---------- Extracted material

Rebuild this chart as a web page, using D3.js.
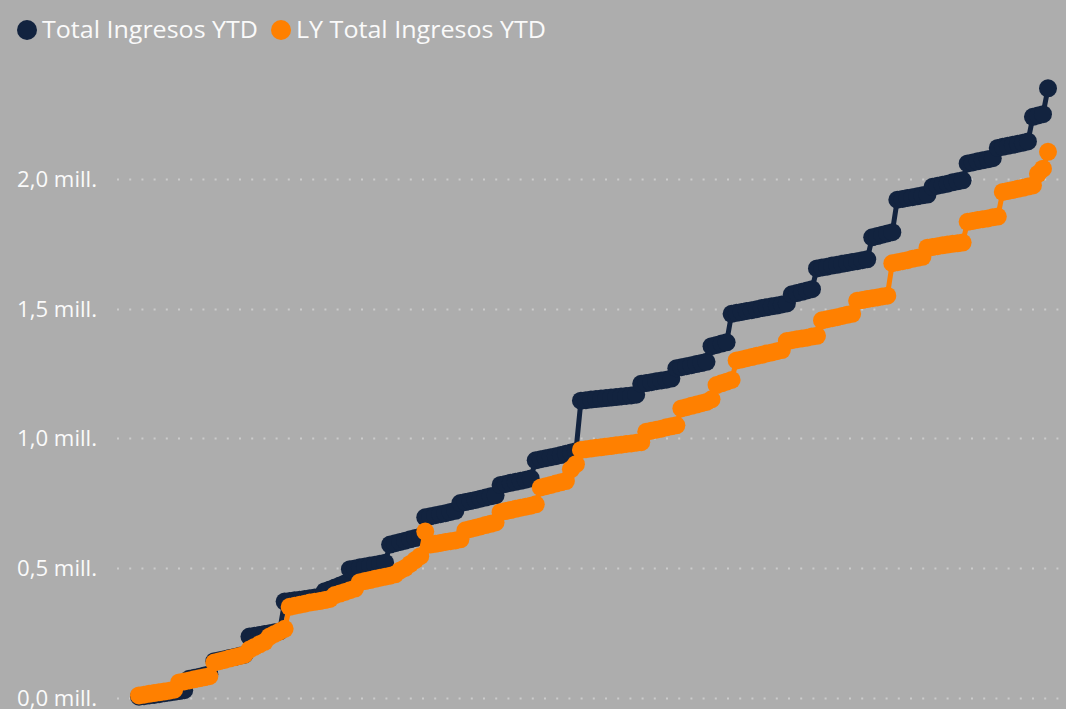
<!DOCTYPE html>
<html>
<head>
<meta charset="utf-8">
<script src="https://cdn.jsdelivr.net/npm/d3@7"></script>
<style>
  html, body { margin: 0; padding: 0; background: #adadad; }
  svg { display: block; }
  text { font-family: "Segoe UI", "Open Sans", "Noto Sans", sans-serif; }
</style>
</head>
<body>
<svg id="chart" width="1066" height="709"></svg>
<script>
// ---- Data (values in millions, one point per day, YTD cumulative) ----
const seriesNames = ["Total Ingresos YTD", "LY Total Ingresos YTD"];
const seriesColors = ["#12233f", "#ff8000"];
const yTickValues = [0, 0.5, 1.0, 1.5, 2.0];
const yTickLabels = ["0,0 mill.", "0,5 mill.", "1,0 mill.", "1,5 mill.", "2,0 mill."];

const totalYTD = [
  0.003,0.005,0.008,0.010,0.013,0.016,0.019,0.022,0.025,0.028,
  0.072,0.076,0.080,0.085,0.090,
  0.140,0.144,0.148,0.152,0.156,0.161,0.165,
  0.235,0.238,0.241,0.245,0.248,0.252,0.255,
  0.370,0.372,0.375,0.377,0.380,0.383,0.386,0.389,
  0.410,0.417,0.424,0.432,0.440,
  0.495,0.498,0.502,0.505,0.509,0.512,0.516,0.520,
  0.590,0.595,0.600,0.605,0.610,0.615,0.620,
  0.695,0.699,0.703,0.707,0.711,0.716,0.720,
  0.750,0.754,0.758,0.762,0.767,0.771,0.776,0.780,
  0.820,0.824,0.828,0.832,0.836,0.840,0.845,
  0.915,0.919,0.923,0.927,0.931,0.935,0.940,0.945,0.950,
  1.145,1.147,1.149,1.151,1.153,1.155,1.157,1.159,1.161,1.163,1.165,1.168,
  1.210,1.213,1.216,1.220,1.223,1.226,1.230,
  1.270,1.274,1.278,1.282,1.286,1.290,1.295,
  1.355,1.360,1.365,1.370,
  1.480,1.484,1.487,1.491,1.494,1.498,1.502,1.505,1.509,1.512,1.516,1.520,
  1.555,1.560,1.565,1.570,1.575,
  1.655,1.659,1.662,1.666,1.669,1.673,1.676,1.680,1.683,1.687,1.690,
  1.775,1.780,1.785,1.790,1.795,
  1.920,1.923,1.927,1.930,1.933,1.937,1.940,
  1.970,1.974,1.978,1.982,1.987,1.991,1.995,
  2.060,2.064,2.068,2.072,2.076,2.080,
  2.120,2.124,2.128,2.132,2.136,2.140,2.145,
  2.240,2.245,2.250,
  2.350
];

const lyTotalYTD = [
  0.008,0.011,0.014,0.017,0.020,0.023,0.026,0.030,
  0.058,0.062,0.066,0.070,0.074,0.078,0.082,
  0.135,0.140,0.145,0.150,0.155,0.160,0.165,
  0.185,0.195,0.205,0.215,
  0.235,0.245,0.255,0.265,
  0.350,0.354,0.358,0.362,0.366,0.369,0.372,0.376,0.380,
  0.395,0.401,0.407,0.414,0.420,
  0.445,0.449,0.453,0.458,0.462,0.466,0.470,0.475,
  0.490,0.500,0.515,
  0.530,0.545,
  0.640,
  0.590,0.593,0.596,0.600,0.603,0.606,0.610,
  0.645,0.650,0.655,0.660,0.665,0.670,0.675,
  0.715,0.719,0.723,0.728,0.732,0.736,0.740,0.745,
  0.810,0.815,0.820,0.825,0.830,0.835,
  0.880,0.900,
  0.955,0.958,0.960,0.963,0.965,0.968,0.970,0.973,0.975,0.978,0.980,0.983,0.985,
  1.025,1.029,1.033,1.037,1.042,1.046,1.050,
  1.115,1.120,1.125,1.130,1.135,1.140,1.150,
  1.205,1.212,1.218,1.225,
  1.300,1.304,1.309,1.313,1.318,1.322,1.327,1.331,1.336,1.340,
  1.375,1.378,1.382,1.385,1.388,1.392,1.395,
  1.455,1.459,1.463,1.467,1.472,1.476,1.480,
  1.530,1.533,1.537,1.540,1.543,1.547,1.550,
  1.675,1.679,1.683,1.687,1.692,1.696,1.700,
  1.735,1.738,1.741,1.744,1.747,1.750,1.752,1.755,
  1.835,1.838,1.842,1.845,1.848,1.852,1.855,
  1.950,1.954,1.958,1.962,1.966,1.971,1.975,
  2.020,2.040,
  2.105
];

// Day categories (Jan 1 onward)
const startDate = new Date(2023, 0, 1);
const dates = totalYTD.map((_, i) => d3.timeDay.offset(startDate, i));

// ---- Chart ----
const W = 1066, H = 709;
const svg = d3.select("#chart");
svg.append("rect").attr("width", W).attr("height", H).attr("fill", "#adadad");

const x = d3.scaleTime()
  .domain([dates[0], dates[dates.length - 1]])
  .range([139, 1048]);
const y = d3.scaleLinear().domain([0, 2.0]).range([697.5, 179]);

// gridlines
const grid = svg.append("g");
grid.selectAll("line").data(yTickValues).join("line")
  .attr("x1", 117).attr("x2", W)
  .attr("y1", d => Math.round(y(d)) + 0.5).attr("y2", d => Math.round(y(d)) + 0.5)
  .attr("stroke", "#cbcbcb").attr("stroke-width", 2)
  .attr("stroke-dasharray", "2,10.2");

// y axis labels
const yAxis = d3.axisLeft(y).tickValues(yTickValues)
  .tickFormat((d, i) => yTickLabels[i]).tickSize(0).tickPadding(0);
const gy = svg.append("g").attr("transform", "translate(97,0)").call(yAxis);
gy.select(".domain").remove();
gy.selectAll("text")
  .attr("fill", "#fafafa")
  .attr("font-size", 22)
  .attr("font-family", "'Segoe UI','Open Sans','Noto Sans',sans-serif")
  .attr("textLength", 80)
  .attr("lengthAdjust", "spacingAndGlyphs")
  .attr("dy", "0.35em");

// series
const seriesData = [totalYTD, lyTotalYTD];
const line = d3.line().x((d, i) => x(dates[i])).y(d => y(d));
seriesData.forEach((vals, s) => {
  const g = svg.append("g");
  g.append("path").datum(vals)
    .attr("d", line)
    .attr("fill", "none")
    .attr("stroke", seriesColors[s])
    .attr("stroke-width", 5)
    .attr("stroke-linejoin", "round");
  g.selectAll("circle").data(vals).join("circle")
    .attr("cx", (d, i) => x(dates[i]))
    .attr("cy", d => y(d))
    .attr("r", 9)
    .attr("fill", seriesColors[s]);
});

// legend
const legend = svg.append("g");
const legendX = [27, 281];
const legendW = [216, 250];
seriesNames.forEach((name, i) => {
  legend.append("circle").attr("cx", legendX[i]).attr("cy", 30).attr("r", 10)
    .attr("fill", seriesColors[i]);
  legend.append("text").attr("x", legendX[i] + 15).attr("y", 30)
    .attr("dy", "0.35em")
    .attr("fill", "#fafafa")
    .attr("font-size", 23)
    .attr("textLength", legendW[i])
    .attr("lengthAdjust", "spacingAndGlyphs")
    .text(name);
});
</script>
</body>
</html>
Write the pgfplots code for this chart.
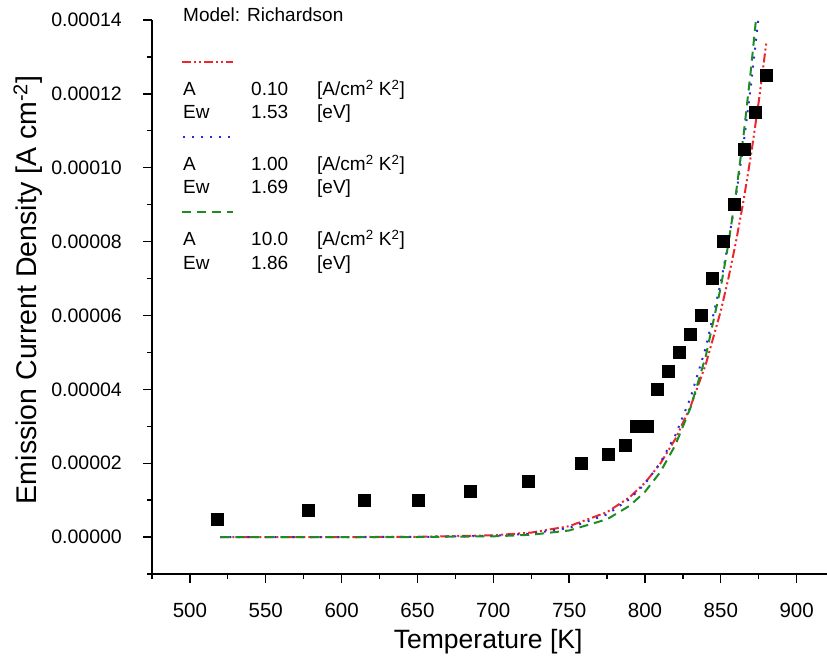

--------------------

» Exercise prompt
Reproduce the full material exactly, excluding the pictures.

» Solution to this exercise
Rebuild this chart as a web page, using D3.js.
<!DOCTYPE html>
<html>
<head>
<meta charset="utf-8">
<script src="https://cdn.jsdelivr.net/npm/d3@7"></script>
<style>
  html, body { margin: 0; padding: 0; background: #adadad; }
  svg { display: block; }
  text { font-family: "Segoe UI", "Open Sans", "Noto Sans", sans-serif; }
</style>
</head>
<body>
<svg id="chart" width="1066" height="709"></svg>
<script>
// ---- Data (values in millions, one point per day, YTD cumulative) ----
const seriesNames = ["Total Ingresos YTD", "LY Total Ingresos YTD"];
const seriesColors = ["#12233f", "#ff8000"];
const yTickValues = [0, 0.5, 1.0, 1.5, 2.0];
const yTickLabels = ["0,0 mill.", "0,5 mill.", "1,0 mill.", "1,5 mill.", "2,0 mill."];

const totalYTD = [
  0.003,0.005,0.008,0.010,0.013,0.016,0.019,0.022,0.025,0.028,
  0.072,0.076,0.080,0.085,0.090,
  0.140,0.144,0.148,0.152,0.156,0.161,0.165,
  0.235,0.238,0.241,0.245,0.248,0.252,0.255,
  0.370,0.372,0.375,0.377,0.380,0.383,0.386,0.389,
  0.410,0.417,0.424,0.432,0.440,
  0.495,0.498,0.502,0.505,0.509,0.512,0.516,0.520,
  0.590,0.595,0.600,0.605,0.610,0.615,0.620,
  0.695,0.699,0.703,0.707,0.711,0.716,0.720,
  0.750,0.754,0.758,0.762,0.767,0.771,0.776,0.780,
  0.820,0.824,0.828,0.832,0.836,0.840,0.845,
  0.915,0.919,0.923,0.927,0.931,0.935,0.940,0.945,0.950,
  1.145,1.147,1.149,1.151,1.153,1.155,1.157,1.159,1.161,1.163,1.165,1.168,
  1.210,1.213,1.216,1.220,1.223,1.226,1.230,
  1.270,1.274,1.278,1.282,1.286,1.290,1.295,
  1.355,1.360,1.365,1.370,
  1.480,1.484,1.487,1.491,1.494,1.498,1.502,1.505,1.509,1.512,1.516,1.520,
  1.555,1.560,1.565,1.570,1.575,
  1.655,1.659,1.662,1.666,1.669,1.673,1.676,1.680,1.683,1.687,1.690,
  1.775,1.780,1.785,1.790,1.795,
  1.920,1.923,1.927,1.930,1.933,1.937,1.940,
  1.970,1.974,1.978,1.982,1.987,1.991,1.995,
  2.060,2.064,2.068,2.072,2.076,2.080,
  2.120,2.124,2.128,2.132,2.136,2.140,2.145,
  2.240,2.245,2.250,
  2.350
];

const lyTotalYTD = [
  0.008,0.011,0.014,0.017,0.020,0.023,0.026,0.030,
  0.058,0.062,0.066,0.070,0.074,0.078,0.082,
  0.135,0.140,0.145,0.150,0.155,0.160,0.165,
  0.185,0.195,0.205,0.215,
  0.235,0.245,0.255,0.265,
  0.350,0.354,0.358,0.362,0.366,0.369,0.372,0.376,0.380,
  0.395,0.401,0.407,0.414,0.420,
  0.445,0.449,0.453,0.458,0.462,0.466,0.470,0.475,
  0.490,0.500,0.515,
  0.530,0.545,
  0.640,
  0.590,0.593,0.596,0.600,0.603,0.606,0.610,
  0.645,0.650,0.655,0.660,0.665,0.670,0.675,
  0.715,0.719,0.723,0.728,0.732,0.736,0.740,0.745,
  0.810,0.815,0.820,0.825,0.830,0.835,
  0.880,0.900,
  0.955,0.958,0.960,0.963,0.965,0.968,0.970,0.973,0.975,0.978,0.980,0.983,0.985,
  1.025,1.029,1.033,1.037,1.042,1.046,1.050,
  1.115,1.120,1.125,1.130,1.135,1.140,1.150,
  1.205,1.212,1.218,1.225,
  1.300,1.304,1.309,1.313,1.318,1.322,1.327,1.331,1.336,1.340,
  1.375,1.378,1.382,1.385,1.388,1.392,1.395,
  1.455,1.459,1.463,1.467,1.472,1.476,1.480,
  1.530,1.533,1.537,1.540,1.543,1.547,1.550,
  1.675,1.679,1.683,1.687,1.692,1.696,1.700,
  1.735,1.738,1.741,1.744,1.747,1.750,1.752,1.755,
  1.835,1.838,1.842,1.845,1.848,1.852,1.855,
  1.950,1.954,1.958,1.962,1.966,1.971,1.975,
  2.020,2.040,
  2.105
];

// Day categories (Jan 1 onward)
const startDate = new Date(2023, 0, 1);
const dates = totalYTD.map((_, i) => d3.timeDay.offset(startDate, i));

// ---- Chart ----
const W = 1066, H = 709;
const svg = d3.select("#chart");
svg.append("rect").attr("width", W).attr("height", H).attr("fill", "#adadad");

const x = d3.scaleTime()
  .domain([dates[0], dates[dates.length - 1]])
  .range([139, 1048]);
const y = d3.scaleLinear().domain([0, 2.0]).range([697.5, 179]);

// gridlines
const grid = svg.append("g");
grid.selectAll("line").data(yTickValues).join("line")
  .attr("x1", 117).attr("x2", W)
  .attr("y1", d => Math.round(y(d)) + 0.5).attr("y2", d => Math.round(y(d)) + 0.5)
  .attr("stroke", "#cbcbcb").attr("stroke-width", 2)
  .attr("stroke-dasharray", "2,10.2");

// y axis labels
const yAxis = d3.axisLeft(y).tickValues(yTickValues)
  .tickFormat((d, i) => yTickLabels[i]).tickSize(0).tickPadding(0);
const gy = svg.append("g").attr("transform", "translate(97,0)").call(yAxis);
gy.select(".domain").remove();
gy.selectAll("text")
  .attr("fill", "#fafafa")
  .attr("font-size", 22)
  .attr("font-family", "'Segoe UI','Open Sans','Noto Sans',sans-serif")
  .attr("textLength", 80)
  .attr("lengthAdjust", "spacingAndGlyphs")
  .attr("dy", "0.35em");

// series
const seriesData = [totalYTD, lyTotalYTD];
const line = d3.line().x((d, i) => x(dates[i])).y(d => y(d));
seriesData.forEach((vals, s) => {
  const g = svg.append("g");
  g.append("path").datum(vals)
    .attr("d", line)
    .attr("fill", "none")
    .attr("stroke", seriesColors[s])
    .attr("stroke-width", 5)
    .attr("stroke-linejoin", "round");
  g.selectAll("circle").data(vals).join("circle")
    .attr("cx", (d, i) => x(dates[i]))
    .attr("cy", d => y(d))
    .attr("r", 9)
    .attr("fill", seriesColors[s]);
});

// legend
const legend = svg.append("g");
const legendX = [27, 281];
const legendW = [216, 250];
seriesNames.forEach((name, i) => {
  legend.append("circle").attr("cx", legendX[i]).attr("cy", 30).attr("r", 10)
    .attr("fill", seriesColors[i]);
  legend.append("text").attr("x", legendX[i] + 15).attr("y", 30)
    .attr("dy", "0.35em")
    .attr("fill", "#fafafa")
    .attr("font-size", 23)
    .attr("textLength", legendW[i])
    .attr("lengthAdjust", "spacingAndGlyphs")
    .text(name);
});
</script>
</body>
</html>
Write the pgfplots code for this chart.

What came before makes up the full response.